Reviewing your Sum Insured: Do you have enough cover for the post-Covid world?
The COVID-19 pandemic has impacted businesses around the world in different ways. Here in Australia, the insurance industry – and the companies it protects – have seen new costs and challenges. Nick Dendrinos, NTI’s Head of Motor Portfolio, took time out to explain how the industry is travelling and how businesses can make sure they’re ready for the challenges ahead.
The most straightforward place to start is with business costs. Nick says that microchip shortages and fuel price increases (due to lockdowns reducing output) have impacted businesses across the board.
“The cost of oil and fuel have a major impact on the production of raw materials,” he said. “Which in turn has an impact on things like the price of vehicle parts, building and construction parts… the price of everything, really.”
This uptick in prices coincided with a growing demand for vehicles. Nick says this was driven by many factors, including low interest rates and the instant asset tax write-off incentives. Then there was the COVID-related surge in demand for transport and delivery services.
“The huge explosion of e-commerce, the consumable, wholesale goods market and the construction material markets have created a higher demand for freight movement,” he says. “At the same time, there are other factors. For example, we’ve had stronger rainfalls with the La Niña season, which has created bumper crops for our farmers.
“Which is fantastic, of course, but at the same time, that industry needs to move those crops fast.”
The result is a significant backlog in new vehicle orders. Some original equipment manufacturers (OEMs) have closed their order books until 2023.

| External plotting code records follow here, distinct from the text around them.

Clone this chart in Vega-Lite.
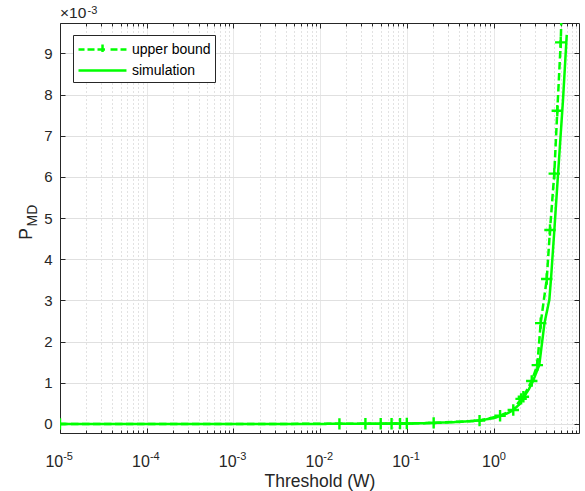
{
  "$schema": "https://vega.github.io/schema/vega-lite/v6.json",
  "width": 519,
  "height": 410,
  "autosize": {"type": "none"},
  "padding": {"left": 60, "top": 23, "right": 6, "bottom": 58},
  "config": {
    "view": {"stroke": null},
    "font": "Liberation Sans",
    "axis": {
      "domainColor": "#262626",
      "tickColor": "#262626",
      "labelColor": "#262626",
      "titleColor": "#262626",
      "labelFontSize": 15,
      "titleFontWeight": "normal",
      "labelFont": "Liberation Sans",
      "titleFont": "Liberation Sans"
    }
  },
  "title": {
    "text": "×10",
    "anchor": "start",
    "frame": "group",
    "fontSize": 15.5,
    "fontWeight": "normal",
    "offset": 3,
    "dy": 20,
    "color": "#262626"
  },
  "datasets": {
    "lines": [
      {"x": 0.00001, "y": 0, "series": "upper bound"},
      {"x": 0.0167, "y": 0.002, "series": "upper bound"},
      {"x": 0.0333, "y": 0.003, "series": "upper bound"},
      {"x": 0.05, "y": 0.005, "series": "upper bound"},
      {"x": 0.0667, "y": 0.006, "series": "upper bound"},
      {"x": 0.0835, "y": 0.008, "series": "upper bound"},
      {"x": 0.1, "y": 0.01, "series": "upper bound"},
      {"x": 0.204, "y": 0.025, "series": "upper bound"},
      {"x": 0.69, "y": 0.08, "series": "upper bound"},
      {"x": 1.19, "y": 0.2, "series": "upper bound"},
      {"x": 1.69, "y": 0.34, "series": "upper bound"},
      {"x": 2.08, "y": 0.61, "series": "upper bound"},
      {"x": 2.21, "y": 0.66, "series": "upper bound"},
      {"x": 2.76, "y": 1.045, "series": "upper bound"},
      {"x": 3.2, "y": 1.43, "series": "upper bound"},
      {"x": 3.5, "y": 2.45, "series": "upper bound"},
      {"x": 4.11, "y": 3.52, "series": "upper bound"},
      {"x": 4.48, "y": 4.71, "series": "upper bound"},
      {"x": 5.02, "y": 6.08, "series": "upper bound"},
      {"x": 5.44, "y": 7.61, "series": "upper bound"},
      {"x": 5.96, "y": 9.27, "series": "upper bound"},
      {"x": 6.3, "y": 11.2, "series": "upper bound"},
      {"x": 0.00001, "y": 0, "series": "simulation"},
      {"x": 0.01, "y": 0.001, "series": "simulation"},
      {"x": 0.1, "y": 0.01, "series": "simulation"},
      {"x": 0.2, "y": 0.024, "series": "simulation"},
      {"x": 0.4, "y": 0.048, "series": "simulation"},
      {"x": 0.68, "y": 0.085, "series": "simulation"},
      {"x": 1.0, "y": 0.14, "series": "simulation"},
      {"x": 1.19, "y": 0.19, "series": "simulation"},
      {"x": 1.45, "y": 0.26, "series": "simulation"},
      {"x": 1.69, "y": 0.34, "series": "simulation"},
      {"x": 2.0, "y": 0.48, "series": "simulation"},
      {"x": 2.25, "y": 0.66, "series": "simulation"},
      {"x": 2.55, "y": 0.84, "series": "simulation"},
      {"x": 2.85, "y": 1.04, "series": "simulation"},
      {"x": 3.37, "y": 1.43, "series": "simulation"},
      {"x": 3.87, "y": 2.45, "series": "simulation"},
      {"x": 4.4, "y": 3.01, "series": "simulation"},
      {"x": 4.6, "y": 3.52, "series": "simulation"},
      {"x": 5.03, "y": 4.71, "series": "simulation"},
      {"x": 5.69, "y": 6.42, "series": "simulation"},
      {"x": 6.33, "y": 7.87, "series": "simulation"},
      {"x": 6.99, "y": 9.45, "series": "simulation"}
    ],
    "markers": [
      {"x": 0.00001, "y": 0},
      {"x": 0.0167, "y": 0.002},
      {"x": 0.0333, "y": 0.003},
      {"x": 0.05, "y": 0.005},
      {"x": 0.0667, "y": 0.006},
      {"x": 0.0835, "y": 0.008},
      {"x": 0.1, "y": 0.01},
      {"x": 0.204, "y": 0.025},
      {"x": 0.69, "y": 0.08},
      {"x": 1.19, "y": 0.2},
      {"x": 1.69, "y": 0.34},
      {"x": 2.08, "y": 0.61},
      {"x": 2.21, "y": 0.66},
      {"x": 2.76, "y": 1.045},
      {"x": 3.2, "y": 1.43},
      {"x": 3.5, "y": 2.45},
      {"x": 4.11, "y": 3.52},
      {"x": 4.48, "y": 4.71},
      {"x": 5.02, "y": 6.08},
      {"x": 5.44, "y": 7.61},
      {"x": 5.96, "y": 9.27}
    ]
  },
  "layer": [
    {
      "data": {"name": "lines"},
      "mark": {"type": "line", "clip": true, "strokeWidth": 2.5},
      "encoding": {
        "x": {
          "field": "x",
          "type": "quantitative",
          "scale": {"type": "log", "domain": [0.00001, 9.68], "nice": false},
          "axis": {
            "orient": "bottom",
            "title": "Threshold (W)",
            "titleFontSize": 17.5,
            "titlePadding": 1,
            "values": [0.00001,0.00002,0.00003,0.00004,0.00005,0.00006,0.00007,0.00008,0.00009,0.0001,0.0002,0.0003,0.0004,0.0005,0.0006,0.0007,0.0008,0.0009,0.001,0.002,0.003,0.004,0.005,0.006,0.007,0.008,0.009,0.01,0.02,0.03,0.04,0.05,0.06,0.07,0.08,0.09,0.1,0.2,0.3,0.4,0.5,0.6,0.7,0.8,0.9,1,2,3,4,5,6,7,8,9],
            "labelExpr": "abs(log(datum.value)/LN10 - round(log(datum.value)/LN10)) < 0.001 ? '10' : ''",
            "labelFontSize": 16,
            "labelAlign": "right",
            "labelOffset": {"condition": {"test": "datum.value == 1", "value": 5.8}, "value": 2.7},
            "labelPadding": 25,
            "labelFlush": false,
            "labelOverlap": false,
            "labelBound": false,
            "tickSize": {"condition": {"test": "abs(log(datum.value)/LN10 - round(log(datum.value)/LN10)) < 0.001", "value": -5}, "value": -3},
            "grid": true,
            "gridColor": {"condition": {"test": "abs(log(datum.value)/LN10 - round(log(datum.value)/LN10)) < 0.001", "value": "#e0e0e0"}, "value": "#c4c4c4"},
            "gridDash": {"condition": {"test": "abs(log(datum.value)/LN10 - round(log(datum.value)/LN10)) < 0.001", "value": [1, 0]}, "value": [1, 3]}
          }
        },
        "y": {
          "field": "y",
          "type": "quantitative",
          "scale": {"domain": [-0.22, 9.74], "nice": false, "zero": false},
          "axis": {
            "orient": "left",
            "values": [0,1,2,3,4,5,6,7,8,9],
            "tickSize": -5,
            "labelPadding": 13,
            "grid": true,
            "gridColor": "#e0e0e0",
            "title": "P",
            "titleFontSize": 17.5,
            "titleAngle": 270,
            "titleX": -34,
            "titleY": 210.5,
            "titleAlign": "center",
            "titleBaseline": "middle"
          }
        },
        "color": {
          "field": "series",
          "type": "nominal",
          "scale": {"domain": ["upper bound", "simulation"], "range": ["#00ff00", "#00ff00"]},
          "legend": {
            "orient": "none",
            "legendX": 13,
            "legendY": 12,
            "title": null,
            "strokeColor": "#262626",
            "fillColor": "white",
            "padding": 4,
            "cornerRadius": 0,
            "labelFontSize": 14,
            "labelColor": "#000000",
            "symbolSize": 324,
            "labelOffset": 34,
            "rowPadding": 0,
            "encode": {
              "symbols": {
                "update": {
                  "shape": {"signal": "datum.value === 'upper bound' ? 'M-1,0H-0.33M0,0H0.78M1.11,0H2.22M1.67,-0.55V0.55M2.56,0H3.33M3.67,0H4.33' : 'M-1,0H4.33'"},
                  "strokeDash": {"value": [1, 0]},
                  "strokeWidth": {"value": 2.5},
                  "fill": {"value": "transparent"},
                  "stroke": {"value": "#00ff00"}
                }
              }
            }
          }
        },
        "strokeDash": {
          "field": "series",
          "type": "nominal",
          "scale": {"domain": ["upper bound", "simulation"], "range": [[7.5, 3.5], [1, 0]]},
          "legend": null
        }
      }
    },
    {
      "data": {"name": "markers"},
      "mark": {"type": "point", "shape": "M-1,0H1M0,-1V1", "size": 130, "strokeWidth": 2.4, "filled": false, "color": "#00ff00", "opacity": 1, "clip": true},
      "encoding": {
        "x": {
          "field": "x",
          "type": "quantitative",
          "scale": {"type": "log", "domain": [0.00001, 9.68], "nice": false},
          "axis": {
            "orient": "top",
            "title": "-3",
            "titleFontSize": 11,
            "titleAlign": "left",
            "titleBaseline": "alphabetic",
            "titleX": 27,
            "titleY": -10,
            "labels": true,
            "labelExpr": "datum.value == 0.00001 ? '-5' : datum.value == 0.0001 ? '-4' : datum.value == 0.001 ? '-3' : datum.value == 0.01 ? '-2' : datum.value == 0.1 ? '-1' : datum.value == 1 ? '0' : ''",
            "labelFontSize": 11,
            "labelAlign": "left",
            "labelBaseline": "alphabetic",
            "labelOffset": {"condition": {"test": "datum.value == 1", "value": 5.8}, "value": 2.7},
            "labelPadding": -431,
            "labelFlush": false,
            "labelOverlap": false,
            "labelBound": false,
            "grid": false,
            "values": [0.00001,0.00002,0.00003,0.00004,0.00005,0.00006,0.00007,0.00008,0.00009,0.0001,0.0002,0.0003,0.0004,0.0005,0.0006,0.0007,0.0008,0.0009,0.001,0.002,0.003,0.004,0.005,0.006,0.007,0.008,0.009,0.01,0.02,0.03,0.04,0.05,0.06,0.07,0.08,0.09,0.1,0.2,0.3,0.4,0.5,0.6,0.7,0.8,0.9,1,2,3,4,5,6,7,8,9],
            "tickSize": {"condition": {"test": "abs(log(datum.value)/LN10 - round(log(datum.value)/LN10)) < 0.001", "value": -5}, "value": -3}
          }
        },
        "y": {
          "field": "y",
          "type": "quantitative",
          "scale": {"domain": [-0.22, 9.74], "nice": false, "zero": false},
          "axis": {
            "orient": "right",
            "values": [0,1,2,3,4,5,6,7,8,9],
            "labels": false,
            "grid": false,
            "tickSize": -5,
            "title": "MD",
            "titleFontSize": 14,
            "titleAngle": 270,
            "titleX": -547,
            "titleY": 192,
            "titleAlign": "center",
            "titleBaseline": "middle"
          }
        }
      }
    }
  ],
  "resolve": {"axis": {"x": "independent", "y": "independent"}}
}
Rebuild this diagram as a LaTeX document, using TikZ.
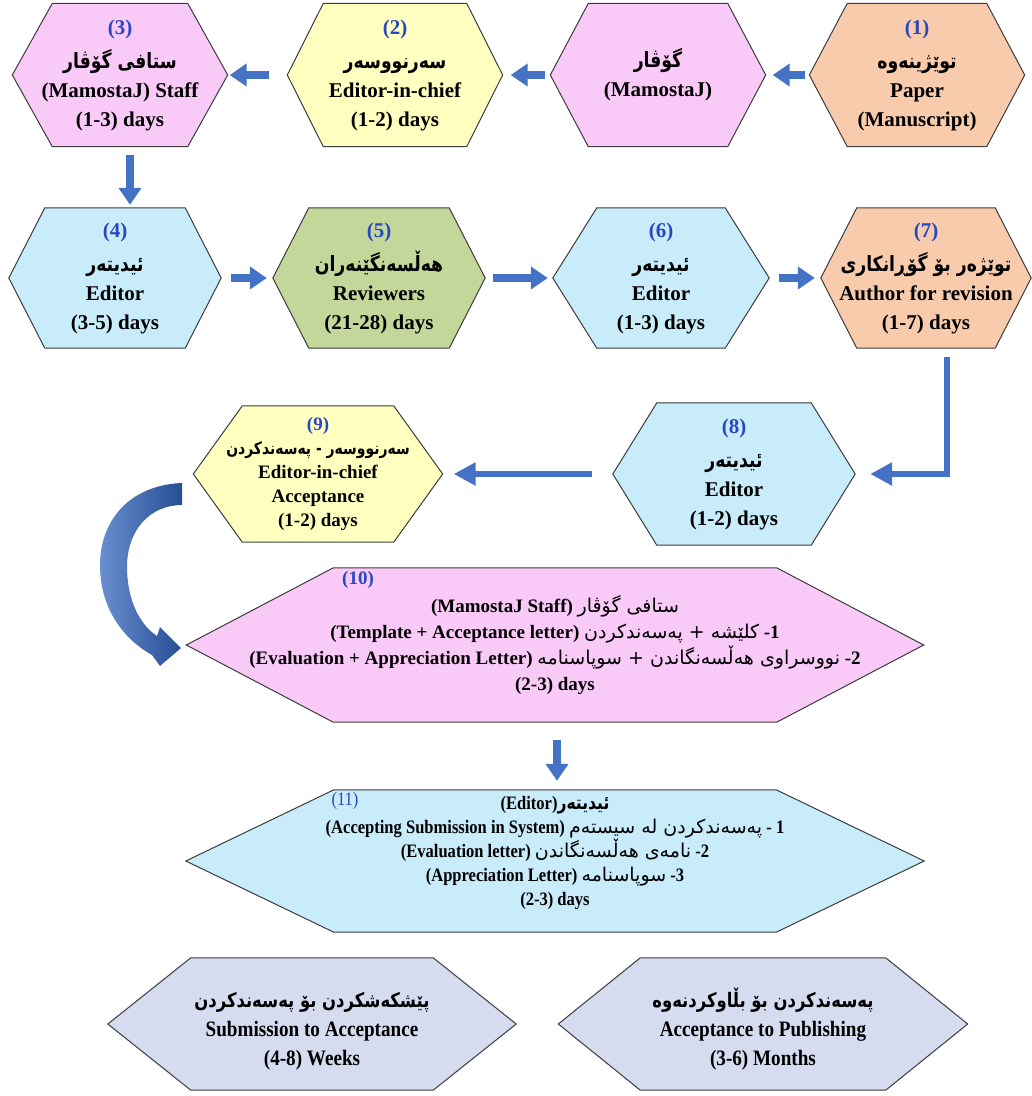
\documentclass[tikz,border=0pt]{standalone}
\usepackage{fontspec}
\setmainfont{Liberation Serif}
\newfontfamily\kurd[Script=Arabic, FakeStretch=0.82]{DejaVu Sans}
\newfontfamily\kurdwide[Script=Arabic]{DejaVu Sans}
\newfontfamily\narrowserif[FakeStretch=0.87]{Liberation Serif}
\TeXXeTstate=1
\usetikzlibrary{arrows.meta,backgrounds}

\definecolor{pinkfill}{RGB}{249,201,247}
\definecolor{yellowfill}{RGB}{255,255,192}
\definecolor{peachfill}{RGB}{248,203,173}
\definecolor{bluefill}{RGB}{200,236,250}
\definecolor{greenfill}{RGB}{196,215,155}
\definecolor{greyfill}{RGB}{214,220,240}
\definecolor{arrowblue}{RGB}{68,114,196}
\definecolor{arrowdark}{RGB}{38,78,148}
\definecolor{numblue}{RGB}{40,70,190}
\definecolor{hexline}{RGB}{60,60,60}

\newcommand{\rowfont}{\fontsize{21}{29}\selectfont\bfseries}
\newcommand{\basefont}{\fontsize{22}{29}\selectfont\bfseries\narrowserif}
\newcommand{\kb}[1]{{\kurd\bfseries\beginR #1\endR}}
\newcommand{\kr}[1]{{\kurdwide\mdseries\beginR #1\endR}}
\newcommand{\stepno}[1]{\textcolor{numblue}{#1}}
% hexagon round a named node: node, slant, fill
\newcommand{\hexa}[3]{\filldraw[draw=hexline, line width=1pt, fill=#3] (#1.west) -- ([xshift=#2]#1.north west) -- ([xshift=-#2]#1.north east) -- (#1.east) -- ([xshift=-#2]#1.south east) -- ([xshift=#2]#1.south west) -- cycle;}

\begin{document}
\begin{tikzpicture}[x=1pt, y=-1pt,
rowhex/.style={minimum width=215pt, minimum height=143pt, inner sep=0pt, align=center, font=\rowfont},
widehex/.style={minimum width=737pt, inner sep=0pt, align=center},
basehex/.style={minimum width=408pt, minimum height=132pt, inner sep=0pt, align=center, font=\basefont},
steplabel/.style={text=numblue, font=\fontsize{19}{22}\selectfont\bfseries, inner sep=0pt},
flowarrow/.style={draw=arrowblue, line width=8pt, -{Triangle[width=22pt,length=17pt]}},
linkarrow/.style={draw=arrowblue, line width=6pt, -{Triangle[width=22pt,length=22pt]}}
]
    \useasboundingbox (0,0) rectangle (1032,1096);

    % first row
    \node[rowhex] (n1) at (917,75) {\stepno{(1)}\\[5pt] \kb{توێژینەوە}\\ Paper\\ (Manuscript)};
    \node[rowhex] (nj) at (658,75) {\kb{گۆڤار}\\ (MamostaJ)};
    \node[rowhex] (n2) at (395,75) {\stepno{(2)}\\[5pt] \kb{سەرنووسەر}\\ Editor-in-chief\\ (1-2) days};
    \node[rowhex] (n3) at (120,75) {\stepno{(3)}\\[5pt] \kb{ستافی گۆڤار}\\ (MamostaJ) Staff\\ (1-3) days};

    % second row
    \node[rowhex, minimum width=212pt, minimum height=140pt] (n4) at (115,278) {\stepno{(4)}\\[5pt] \kb{ئیدیتەر}\\ Editor\\ (3-5) days};
    \node[rowhex, minimum width=212pt, minimum height=140pt] (n5) at (379,278) {\stepno{(5)}\\[5pt] \kb{هەڵسەنگێنەران}\\ Reviewers\\ (21-28) days};
    \node[rowhex, minimum width=216pt, minimum height=140pt] (n6) at (661,278) {\stepno{(6)}\\[5pt] \kb{ئیدیتەر}\\ Editor\\ (1-3) days};
    \node[rowhex, minimum width=210pt, minimum height=140pt] (n7) at (926,278) {\stepno{(7)}\\[5pt] \kb{توێژەر بۆ گۆڕانکاری}\\ Author for revision\\ (1-7) days};

    % third row
    \node[rowhex, minimum width=242pt, minimum height=142pt] (n8) at (734,474) {\stepno{(8)}\\[5pt] \kb{ئیدیتەر}\\ Editor\\ (1-2) days};
    \node[rowhex, minimum width=249pt, minimum height=136pt, font=\fontsize{19}{24}\selectfont\bfseries] (n9) at (318,474) {\stepno{(9)}\\ {\fontsize{17}{24}\selectfont\kb{سەرنووسەر - پەسەندکردن}}\\ Editor-in-chief\\ Acceptance\\ (1-2) days};

    % staff and editor
    \node[widehex, minimum height=154pt, font=\fontsize{19}{26}\selectfont\bfseries] (n10) at (555,645) {(MamostaJ Staff) \kr{ستافی گۆڤار}\\ (Template + Acceptance letter) \kr{کلێشە + پەسەندکردن} -1\\ (Evaluation + Appreciation Letter) \kr{نووسراوی هەڵسەنگاندن + سوپاسنامە} -2\\ (2-3) days};
    \node[steplabel] (n10no) at (358,580) {(10)};
    \node[widehex, minimum width=738pt, minimum height=142pt, text depth=20pt, font=\fontsize{19}{24}\selectfont\bfseries\narrowserif] (n11) at (555,861) {(Editor)\kb{ئیدیتەر}\\ (Accepting Submission in System) \kr{پەسەندکردن لە سیستەم} - 1\\ (Evaluation letter) \kr{نامەی هەڵسەنگاندن} -2\\ (Appreciation Letter) \kr{سوپاسنامە} -3\\ (2-3) days};
    \node[steplabel, font=\fontsize{19}{22}\selectfont\narrowserif] (n11no) at (345,801) {(11)};

    % totals
    \node[basehex] (nb1) at (312,1024) {\rule{0pt}{30pt}{\fontsize{20}{29}\selectfont\kb{پێشکەشکردن بۆ پەسەندکردن}}\\ Submission to Acceptance\\ (4-8) Weeks};
    \node[basehex, minimum width=409pt] (nb2) at (763,1024) {\rule{0pt}{30pt}{\fontsize{20}{29}\selectfont\kb{پەسەندکردن بۆ بڵاوکردنەوە}}\\ Acceptance to Publishing\\ (3-6) Months};

    \begin{scope}[on background layer]
        \hexa{n1}{38pt}{peachfill}
        \hexa{nj}{38pt}{pinkfill}
        \hexa{n2}{36pt}{yellowfill}
        \hexa{n3}{40pt}{pinkfill}
        \hexa{n4}{36pt}{bluefill}
        \hexa{n5}{36pt}{greenfill}
        \hexa{n6}{44pt}{bluefill}
        \hexa{n7}{36pt}{peachfill}
        \hexa{n8}{44pt}{bluefill}
        \hexa{n9}{49pt}{yellowfill}
        \hexa{n10}{147pt}{pinkfill}
        \hexa{n11}{148pt}{bluefill}
        \hexa{nb1}{83pt}{greyfill}
        \hexa{nb2}{82pt}{greyfill}
    \end{scope}

    \draw[flowarrow, shorten <=4pt, shorten >=7pt] (n1.west) -- (nj.east);
    \draw[flowarrow, shorten <=5pt, shorten >=8pt] (nj.west) -- (n2.east);
    \draw[flowarrow, shorten <=18pt, shorten >=2pt] (n2.west) -- (n3.east);
    \draw[flowarrow, shorten <=8pt, shorten >=3pt] ([xshift=10pt]n3.south) -- ([xshift=10pt]n3.south |- n4.north);

    \draw[flowarrow, shorten <=10pt, shorten >=6pt] (n4.east) -- (n5.west);
    \draw[flowarrow, shorten <=8pt, shorten >=5pt] (n5.east) -- (n6.west);
    \draw[flowarrow, shorten <=10pt, shorten >=6pt] (n6.east) -- (n7.west);

    \draw[linkarrow, shorten <=9pt, shorten >=15pt] ([xshift=21pt]n7.south) |- (n8.east);
    \draw[linkarrow, shorten <=21pt, shorten >=11pt] (n8.west) -- (n9.east);

    % curved arrow from (9) down to (10)
    \shade[left color=arrowblue!80!white, right color=arrowdark] (182,483) .. controls (130,485) and (100,520) .. (100,565) .. controls (100,610) and (125,640) .. (152,655) -- (160,666) -- (181,648) -- (160,627) -- (157,636) .. controls (140,625) and (127,600) .. (127,567) .. controls (127,530) and (150,505) .. (182,505) -- cycle;

    \draw[flowarrow, shorten <=18pt, shorten >=9pt] ([xshift=2pt]n10.south) -- ([xshift=2pt]n11.north);
\end{tikzpicture}
\end{document}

“The sheer lack of availability of vehicles at the moment has put a hold on a lot of business’s plans,” he notes. “There’ll be patches of growth coming through when manufacturers start filling their orders.”
What it means for insurance
On the insurance side, the most important step any business can take is to review their policies and cover, with particular attention to their sums insured.
“We pay out the market value or the sum insured, whichever is the lesser,” Nick says. “The dynamic we have at the moment is that market values have in many cases surpassed the declared sums insured.”
“At the same time, underlying inflation’s gone up as well. So the cost of repair is up too.”
“The key message is for brokers and customers to work together to get their sums aligned to what their vehicles are worth now. We’ve seen ten per cent increases, but for some items, like specialised trailers, we’ve seen fifty, even sixty per cent increases.”
Nick says many transport business operators will have a clear idea of these cost changes and review their fleets internally. There’s also a role for independent valuers to come in and assist.
Total losses and replacement vehicles
Upwards pressure on vehicle and parts prices is just one complication. In the case of a total loss or a vehicle replacement, businesses can face significant delays in getting their new vehicle.
“That’s another reason to review the sum insured”, Nick says, “because there’s a ratio of when a vehicle is deemed repairable or not.”
“With a higher sum insured, you have more flexibility regarding the viability of repairs.
Nick says that thanks to our extensive and long-standing dealer, distributor and manufacturer relationships, losses are often less for NTI customers than others. Even so, delays are inevitable.
“On the total loss side, where there could be long delays in getting a new vehicle, we’ve got various options for settling quickly. Hopefully, we can get businesses back on track.
“We can help source vehicles, but in some cases, a fleet operator might need to consider a different brand.”
Business owners have to be realistic and work with their insurers to find the best option for their situation.
It’s a great time to review your fleet values to ensure your cover reflects your assets.
“This is a time for brokers and businesses to review those values upwards. They want to make sure that if they do have a loss, they’re compensated appropriately for what their vehicle is worth,” Nick says.
“So if they need to go out and buy another vehicle, they’re not out of pocket. At the same time, because of underlying inflation, it’s important to get any new sum insured declared to NTI, that reflects what repair and replacement costs look like.”
“Review that sum insured and let us know right away if it needs to change. You don’t want to get caught short.”